One of the gnarlier climbs.
I knew from checking out the elevation profile that we would crest the second major peak where we would find the "Rock Garden" aid station around mile 18 before dropping down briefly before heading right back up again prior to descending down to the halfway point and the Stumptown aid station. I arrived at the aid station at mile 18 feeling very good. The views atop the mountain were absolutely breathtaking, both figuratively and literally. I refueled with the usual fare and continued on, eager to get to the downhill section that would lead to the turnaround point. I made it down and up again over that aforementioned second mini climb before starting the big descent to the halfway point. This was actually the only low point in my race. This section, while mostly downhill, felt like it went on forever.
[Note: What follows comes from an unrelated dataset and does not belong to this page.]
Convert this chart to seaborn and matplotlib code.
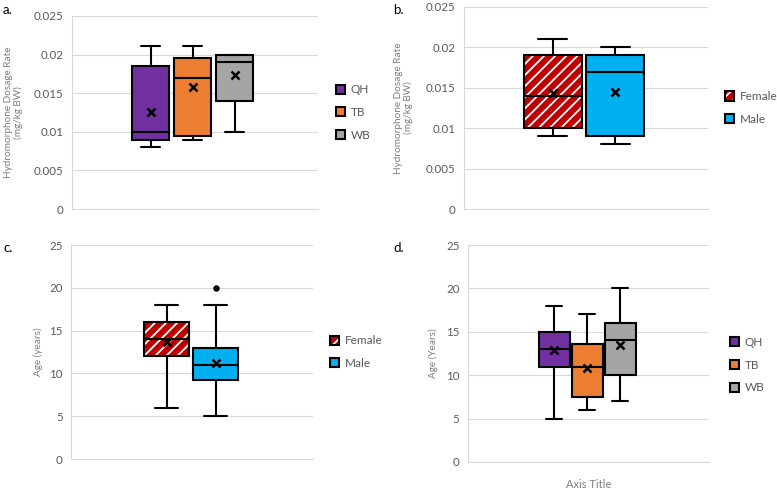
import matplotlib
matplotlib.use("Agg")
import numpy as np
import pandas as pd
import seaborn as sns
import matplotlib.pyplot as plt
from matplotlib.patches import Patch, PathPatch
from matplotlib.ticker import FuncFormatter

sns.set_theme(style="white")
plt.rcParams['font.family'] = ['Lato', 'DejaVu Sans']
plt.rcParams['hatch.linewidth'] = 1.3

# ---------------- data ----------------
# panel a: dosage by breed group
a_groups = ["QH", "TB", "WB"]
a_min = [0.008, 0.009, 0.010]
a_q1 = [0.009, 0.0095, 0.014]
a_med = [0.010, 0.017, 0.019]
a_q3 = [0.0185, 0.0195, 0.020]
a_max = [0.0211, 0.0211, 0.020]
a_mean = [0.0126, 0.0158, 0.0173]

# panel b: dosage by sex
b_groups = ["Female", "Male"]
b_min = [0.009, 0.008]
b_q1 = [0.010, 0.009]
b_med = [0.014, 0.017]
b_q3 = [0.019, 0.019]
b_max = [0.021, 0.020]
b_mean = [0.0144, 0.0145]

# panel c: age by sex
c_groups = ["Female", "Male"]
c_min = [6, 5]
c_q1 = [12, 9.25]
c_med = [14, 11]
c_q3 = [16, 13]
c_max = [18, 18]
c_mean = [13.7, 11.2]
c_outlier_group = ["Male"]
c_outlier_value = [20]

# panel d: age by breed group
d_groups = ["QH", "TB", "WB"]
d_min = [5, 6, 7]
d_q1 = [11, 7.5, 10]
d_med = [13, 11, 14]
d_q3 = [15, 13.6, 16]
d_max = [18, 17, 20]
d_mean = [12.9, 10.8, 13.5]

dose_ticks = [0, 0.005, 0.01, 0.015, 0.02, 0.025]
age_ticks = [0, 5, 10, 15, 20, 25]

breed_colors = ["#7030A0", "#ED7D31", "#A5A5A5"]
sex_colors = ["#C00000", "#00B0F0"]
hatched_groups = ["Female"]

TICK_C = "#595959"
LAB_C = "#7F7F7F"
GRID_C = "#D9D9D9"


def five_number_frame(groups, mins, q1s, meds, q3s, maxs):
    rows = []
    for g, lo, q1, md, q3, hi in zip(groups, mins, q1s, meds, q3s, maxs):
        for v in (lo, q1, md, q3, hi):
            rows.append({"group": g, "value": v})
    return pd.DataFrame(rows)


def panel(ax, groups, stats, means, colors, width, xlim, yticks, ylabel,
          ylab_x, leg_anchor, outliers=None, xlabel=None):
    df = five_number_frame(groups, *stats)
    pal = dict(zip(groups, colors))
    sns.boxplot(data=df, x="group", y="value", hue="group", order=groups,
                hue_order=groups, palette=pal, width=width, whis=(0, 100),
                linewidth=1.5, linecolor="black", saturation=1,
                showfliers=False, legend=False, ax=ax)
    sns.pointplot(x=groups, y=means, order=groups, color="black", markers="x",
                  linestyle="none", errorbar=None, markersize=6,
                  markeredgewidth=1.8, ax=ax)
    if outliers is not None:
        sns.pointplot(x=outliers[0], y=outliers[1], order=groups, color="black",
                      markers="o", linestyle="none", errorbar=None,
                      markersize=2.6, ax=ax)

    # hatching for the Female box
    for p in list(ax.patches):
        ext = p.get_path().get_extents()
        idx = int(round((ext.x0 + ext.x1) / 2))
        if 0 <= idx < len(groups) and groups[idx] in hatched_groups:
            p.set_hatch("///")
            p.set_edgecolor("white")
            p.set_linewidth(0)
            outline = PathPatch(p.get_path(), transform=p.get_transform(),
                                facecolor="none", edgecolor="black", lw=1.5,
                                zorder=p.get_zorder() + 0.1)
            ax.add_patch(outline)

    ax.set_xlim(*xlim)
    ax.set_ylim(yticks[0], yticks[-1])
    ax.set_yticks(yticks)
    ax.yaxis.set_major_formatter(FuncFormatter(lambda v, _: f"{v:g}"))
    ax.set_xticks([])
    ax.yaxis.grid(True, color=GRID_C, lw=0.8)
    ax.set_axisbelow(True)
    sns.despine(ax=ax)
    for s in ("left", "bottom"):
        ax.spines[s].set_color(GRID_C)
        ax.spines[s].set_linewidth(0.8)
    ax.tick_params(axis="y", length=0, pad=6, labelsize=8.3, labelcolor=TICK_C)
    ax.set_ylabel(ylabel, fontsize=7.2, color=LAB_C, linespacing=1.05)
    ax.yaxis.set_label_coords(ylab_x, 0.5)
    if xlabel:
        ax.set_xlabel(xlabel, fontsize=8, color=LAB_C, labelpad=12)
    else:
        ax.set_xlabel("")

    handles = []
    for g, c in zip(groups, colors):
        if g in hatched_groups:
            handles.append((Patch(facecolor=c, edgecolor="white", hatch="///", lw=0),
                            Patch(facecolor="none", edgecolor="black", lw=1.5)))
        else:
            handles.append(Patch(facecolor=c, edgecolor="black", lw=1.5))
    leg = ax.legend(handles, groups, loc="center left", bbox_to_anchor=leg_anchor,
                    frameon=False, fontsize=8.5, handlelength=0.8, handleheight=0.8,
                    handletextpad=0.5, labelspacing=1.0, borderpad=0,
                    borderaxespad=0)
    for t in leg.get_texts():
        t.set_color(TICK_C)


fig = plt.figure(figsize=(7.77, 4.92), dpi=100)
ax_a = fig.add_axes([0.0927, 0.575, 0.317, 0.3927])
ax_b = fig.add_axes([0.597, 0.575, 0.314, 0.411])
ax_c = fig.add_axes([0.0914, 0.067, 0.3115, 0.435])
ax_d = fig.add_axes([0.602, 0.061, 0.310, 0.441])

dose_label = "Hydromorphone Dosage Rate\n(mg/kg BW)"

panel(ax_a, a_groups, (a_min, a_q1, a_med, a_q3, a_max), a_mean, breed_colors,
      0.88, (-1.87, 3.99), dose_ticks, dose_label, -0.199, (1.07, 0.5))
panel(ax_b, b_groups, (b_min, b_q1, b_med, b_q3, b_max), b_mean, sex_colors,
      0.93, (-1.42, 2.48), dose_ticks, dose_label, -0.21, (1.07, 0.5))
panel(ax_c, c_groups, (c_min, c_q1, c_med, c_q3, c_max), c_mean, sex_colors,
      0.92, (-1.95, 2.99), age_ticks, "Age (years)", -0.116, (1.07, 0.5),
      outliers=(c_outlier_group, c_outlier_value))
panel(ax_d, d_groups, (d_min, d_q1, d_med, d_q3, d_max), d_mean, breed_colors,
      0.94, (-2.62, 4.68), age_ticks, "Age (Years)", -0.124, (1.087, 0.447),
      xlabel="Axis Title")

for x, y, s in [(3, 10, "a."), (393, 10, "b."), (3, 248, "c."), (393, 248, "d.")]:
    fig.text(x / 777, 1 - y / 492, s, fontsize=9.5, color="black", va="center")

fig.savefig("out.png", dpi=100)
Amazing view from the trail.
It did not help that you could see runners for miles ahead running below you on trails that snaked their way around the mountain and through a valley. It felt like I would never get there, but when I finally got close and started to see the crowds of spectators, my spirits were immediately lifted. I was ready to get some food, change from my vest to hand bottles and get the second half of the race going. As I was making my way through the aid station for what felt like a penalty loop straight up a short but steep section before running through the timing station, I finally saw Ed, who was just coming out of a portapotty before getting his drop back to change gear. He had arrived a few minutes before me and he was looking strong. It is on, I thought! I wasn't planning to change gear other than take my hand bottles out of my drop bag, so while Ed was still changing clothes, I was off again. A little friendly competition never hurt anyone:-) However, the way he looked, I wasn't sure I would be able to stay ahead of him.
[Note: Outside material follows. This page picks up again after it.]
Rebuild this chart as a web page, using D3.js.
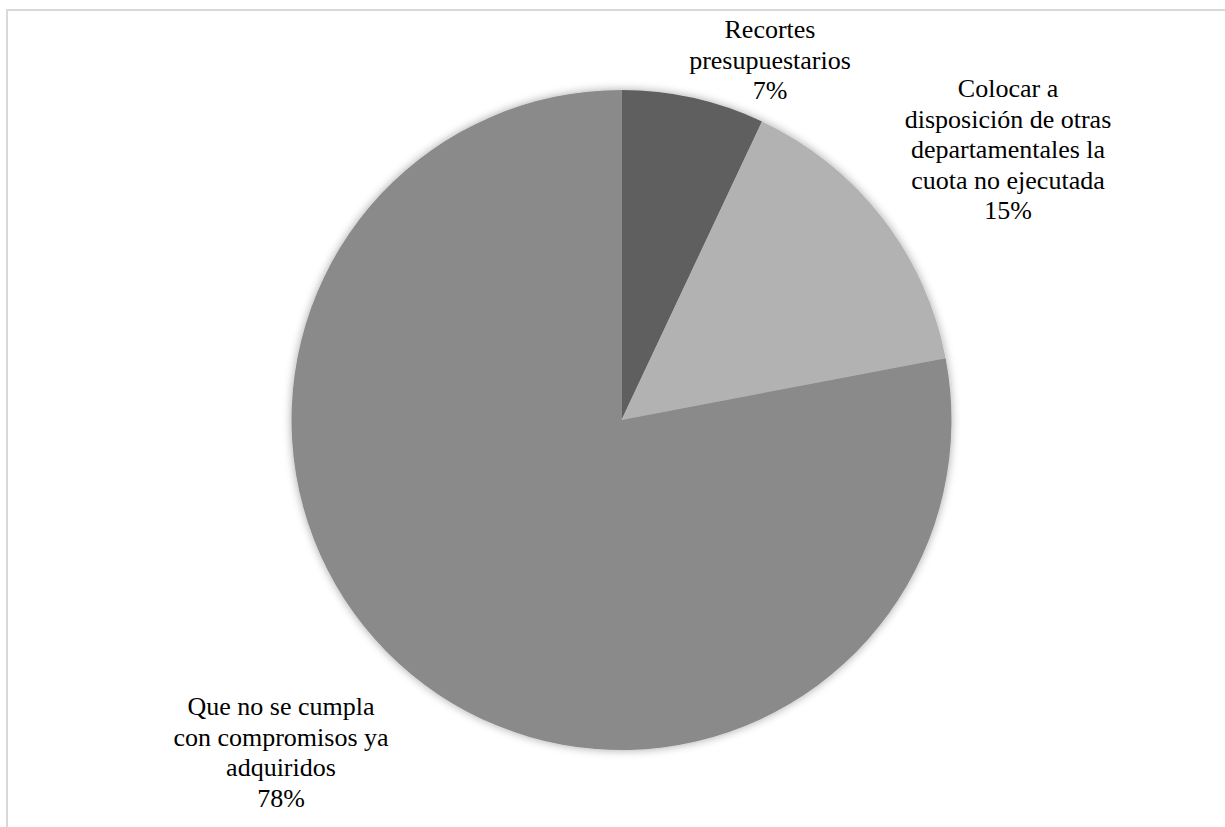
<!DOCTYPE html>
<html><head><meta charset="utf-8">
<script src="https://cdn.jsdelivr.net/npm/d3@7"></script>
<style>html,body{margin:0;padding:0;background:#fff;}svg{display:block;}
.lbl{font-family:"Liberation Serif","Tinos","Noto Serif","DejaVu Serif","Times New Roman","Times",serif;}</style>
</head><body>
<svg id="c" width="1225" height="827"></svg>
<script>
const categories = ["Recortes presupuestarios", "Colocar a disposición de otras departamentales la cuota no ejecutada", "Que no se cumpla con compromisos ya adquiridos"];
const values = [7, 15, 78];
const labelLines = [
  ["Recortes", "presupuestarios", "7%"],
  ["Colocar a", "disposición de otras", "departamentales la", "cuota no ejecutada", "15%"],
  ["Que no se cumpla", "con compromisos ya", "adquiridos", "78%"]
];
const colors = ["#5f5f5f", "#b2b2b2", "#8a8a8a"];

const svg = d3.select("#c");
svg.append("rect").attr("x", 7).attr("y", 10).attr("width", 1240).attr("height", 840)
  .attr("fill", "none").attr("stroke", "#d9d9d9").attr("stroke-width", 2);

const defs = svg.append("defs");
const f = defs.append("filter").attr("id", "sh").attr("x", "-20%").attr("y", "-20%").attr("width", "140%").attr("height", "140%");
f.append("feGaussianBlur").attr("in", "SourceAlpha").attr("stdDeviation", 5).attr("result", "b");
f.append("feOffset").attr("in", "b").attr("dx", 0).attr("dy", 0).attr("result", "o");
f.append("feComponentTransfer").attr("in", "o").attr("result", "o2")
  .append("feFuncA").attr("type", "linear").attr("slope", 0.35);
const m = f.append("feMerge");
m.append("feMergeNode").attr("in", "o2");
m.append("feMergeNode").attr("in", "SourceGraphic");

const cx = 621.5, cy = 420, r = 330;
const pie = d3.pie().sort(null).value(d => d)(values);
const arc = d3.arc().innerRadius(0).outerRadius(r);
const g = svg.append("g").attr("transform", `translate(${cx},${cy})`).attr("filter", "url(#sh)");
g.selectAll("path").data(pie).join("path")
  .attr("d", arc).attr("fill", (d, i) => colors[i]);

const labelPos = [[770, 38], [1008, 97], [281, 715]];
const lh = 30.5;
labelLines.forEach((lines, i) => {
  const t = svg.append("text").attr("class", "lbl").attr("text-anchor", "middle")
    .attr("font-size", 26).attr("fill", "#000");
  lines.forEach((s, j) => {
    t.append("tspan").attr("x", labelPos[i][0]).attr("y", labelPos[i][1] + j * lh).text(s);
  });
});
</script>
</body></html>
An old abandoned saw mill?
This next section was probably the most fun during the race, I was chatting with some fellow runners that just came out of the aid station, spectators were calling me "King of the Mountain!" and I finally got to see the rest of our crew, Jerry, James and Mike, respectively, as they made their way to the turnaround aid station at "Stumptown". I wouldn't see Richard until I got back to "Rock Garden" at mile 30, but more about that later.

View looking back at the biggest climb coming back from the turnaround point, somewhere around mile 29ish.
Coming out of the halfway aid station, I was feeling reenergized. I knew I had one really steep climb to go before I could try to start pushing the pace a little. This section actually had some snow on the trail on the top that had turned into mud by the time I made my way back. This section was pretty steep and technical, but I was feeling great. I was passing fellow runners, but all of us really had been reduced to "hikers" during this section of the trail. There was an unmanned water station along this section as well and while I made sure that the runner ahead of me didn't forget his sunglasses as he left, I myself managed to leave both of my water bottles when I turned to take off. Thankfully, the volunteer standing by the water station reminded me that it would probably not be a good idea to leave my bottles, duh!!!
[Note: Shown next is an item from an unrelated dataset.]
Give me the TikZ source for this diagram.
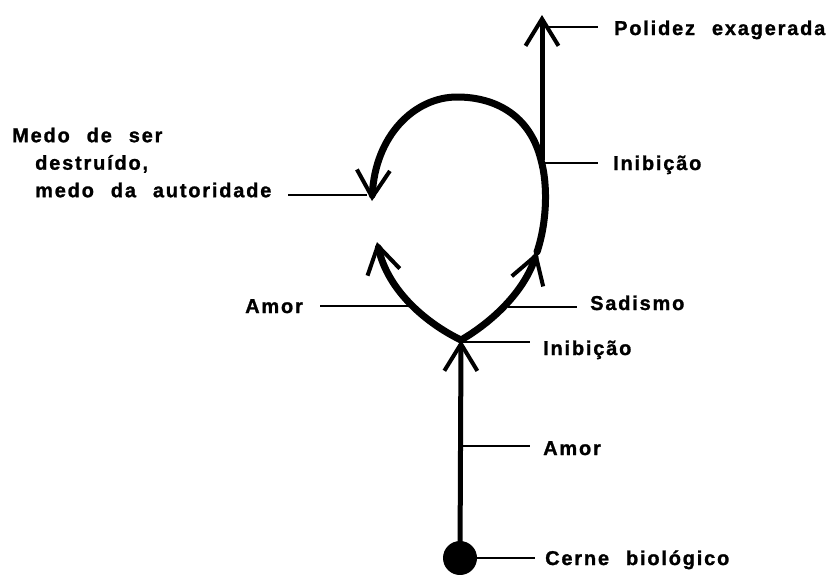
\documentclass[tikz,border=0pt]{standalone}
\usepackage{fontspec}
\newfontfamily\lblfont{Liberation Sans}[UprightFont={* Bold},LetterSpace=9,WordSpace=2.3,FakeBold=1.2]
\usetikzlibrary{arrows.meta}
\tikzset{barb/.tip={Straight Barb[length=27pt,width=33pt,line width=4pt 0]}}
\begin{document}
\begin{tikzpicture}[x=1pt,y=-1pt,
  thickline/.style={line width=7pt,line cap=round},
  stemline/.style={line width=5pt},
  leader/.style={line width=1.4pt},
  lbl/.style={font=\lblfont\fontsize{20}{27.5}\selectfont,inner sep=0pt,anchor=base west}]
\useasboundingbox (0,0) rectangle (826,574);
% key points
\coordinate (J) at (461,340);
\coordinate (R) at (537,252);
\coordinate (M) at (541,160);
\coordinate (T) at (457,97);
\coordinate (P) at (542,15);
\coordinate (A) at (377,242);
\coordinate (L) at (372,201);
\node[circle,fill=black,minimum size=34pt,inner sep=0pt] (D) at (460,558) {};
% stem
\draw[stemline,-{barb}] (D.center) -- (J);
% top vertical
\draw[stemline,-{barb}] (542,160) -- (P);
% left branch
\draw[thickline,-{barb}] (J) .. controls (428,324) and (388,292) .. (A);
% right branch
\draw[thickline,-{barb}] (J) .. controls (492,322) and (524,292) .. (R);
% loop
\draw[thickline,-{barb}] (R) .. controls (547,222) and (548,185) .. (M)
  .. controls (530,115) and (495,97) .. (T)
  .. controls (415,97) and (375,135) .. (L);
% labels
\node[lbl] (t1) at (614,35) {Polidez exagerada};
\node[lbl] (t2) at (613,170) {Inibição};
\node[lbl,anchor=north west,align=left] (t3) at (12,127.5) {Medo de ser\\\hspace*{23pt}destruído,\\\hspace*{23pt}medo da autoridade};
\node[lbl] (t4) at (245,313) {Amor};
\node[lbl] (t5) at (590,310) {Sadismo};
\node[lbl] (t6) at (543,355) {Inibição};
\node[lbl] (t7) at (543,455) {Amor};
\node[lbl] (t8) at (545,565) {Cerne biológico};
% leaders
\coordinate (l1a) at (542,27);  \coordinate (l1b) at (598,27);
\coordinate (l2a) at (542,163); \coordinate (l2b) at (598,163);
\coordinate (l3a) at (288,195); \coordinate (l3b) at (367,195);
\coordinate (l4a) at (320,306); \coordinate (l4b) at (410,306);
\coordinate (l5a) at (508,307); \coordinate (l5b) at (577,307);
\coordinate (l6a) at (461,342); \coordinate (l6b) at (530,342);
\coordinate (l7a) at (461,446); \coordinate (l7b) at (530,446);
\coordinate (l8b) at (535,558);
\draw[leader] (l1a) -- (l1b);
\draw[leader] (l2a) -- (l2b);
\draw[leader] (l3a) -- (l3b);
\draw[leader] (l4a) -- (l4b);
\draw[leader] (l5a) -- (l5b);
\draw[leader] (l6a) -- (l6b);
\draw[leader] (l7a) -- (l7b);
\draw[leader] (D.east) -- (l8b);
\end{tikzpicture}
\end{document}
This race has some serious climbs.
I continued my climb, wondering where Richard was. I hadn't put in quite the training required for a race of this magnitude, but he had accepted that fact prior to the race with a goal of making it as far as possible before hitting a local bar to grab some beers and catch the World Cup finals:-) When I finally arrived back at the Rock Garden aid station, there he was hanging out at the aid station, cheering me on and helping me as I made my way to the aid station table. I was feeling a little rough at this point and gladly accepted some watermelon with lots of table salt on it. This last climb was rough, but I also knew that I only had one more serious climb to go before it was all downhill to the finish.

5 miles of uphill on the way back.

I could see in Richard's face that he was concerned about my current state, but I was ready to get going again. I knew it would only get easier from here or so I told myself. I headed out of the aid station after 2 or 3 minutes, the longest time I spend in any of the aid stations, but I needed this short break both mentally and physically. It was great to be able to chat with Rich for a minute before moving on.

What a beautiful state.
Some of this next descent was very runnable, but there were some pretty steep sections as well. It was in this section that I passed quite a few people prior to the final 5 mile climb. I had come through the halfway point 175th out of 400 runners, not quite what I had hoped for, but I was steadily making up ground, I just wasn't sure how much. I went through Printer Boy grabbing some bug spray from one of the volunteers before refueling and moving on. I was ready to get the final 5 mile climb over with so I could push the final 10 miles to the finish. this final climb went on f...o...r...e...v...e...r.

I could see the runners ahead of me on the trail below. While theywere already enjoing the 10 miles of mostly downhill trail to the finish, I was still climbing and climbing. When I finally reached the peak I was ready to head down and run. I started passing quite a few more runners in this section, mostly because they weren't as steady on their feet during this slightly more technical trail section and because some of them were still tiptoeing around water puddles and creek crossings. Well, as a runner from the Southeastern States that's what trail running is all about, so I went straight through this stuff just like a good trail runner is supposed to:-)
My unofficial finisher's photo.

During that final stretch, I caught up with another runner who somehow happened to have grown up in Germany, so we started chatting in German for a while. I was definitely more tired than him, so I just tried to hold on while we both started to run a little harder in an effort to giterdun. I wasn't sure of the exact mileage as my GPS watch can be off quite a bit during trail races, but I knew I could actually finish somewhat close to my A goal, even with all of that walking that I had done. My new buddy soon left me behind and finished a minute ahead of me (Josef Hoelscher, look me up if you're out there, I enjoyed our chat). When I finally crossed the finish line, the clock read 10 hours 18 minutes, finishing 124th overall after passing 50 runners over the second half of the race. I couldn't have been happier and yes, I got a little emotional which I was able to hide thanks to my sunglasses. Richard was right there waiting with a chair and anything else I might need. I wasn't alone at the finish for long. Ed came in just 12 minutes behind me and Jerry, James and Mike all had strong finishes as well, making it well below the 14 hour cutoff. These guys managed to do that even after hiking a couple of 14ers just a day earlier.

What a fun elevation profile.
This race and short weekend trip was definitely one to remember for the rest of my life. To top it all off, I got to hike four 14,000ft peaks with my buddies the day after the race before catching a redeye flight a few hours later. An amazing experience with lots of pictures and videos.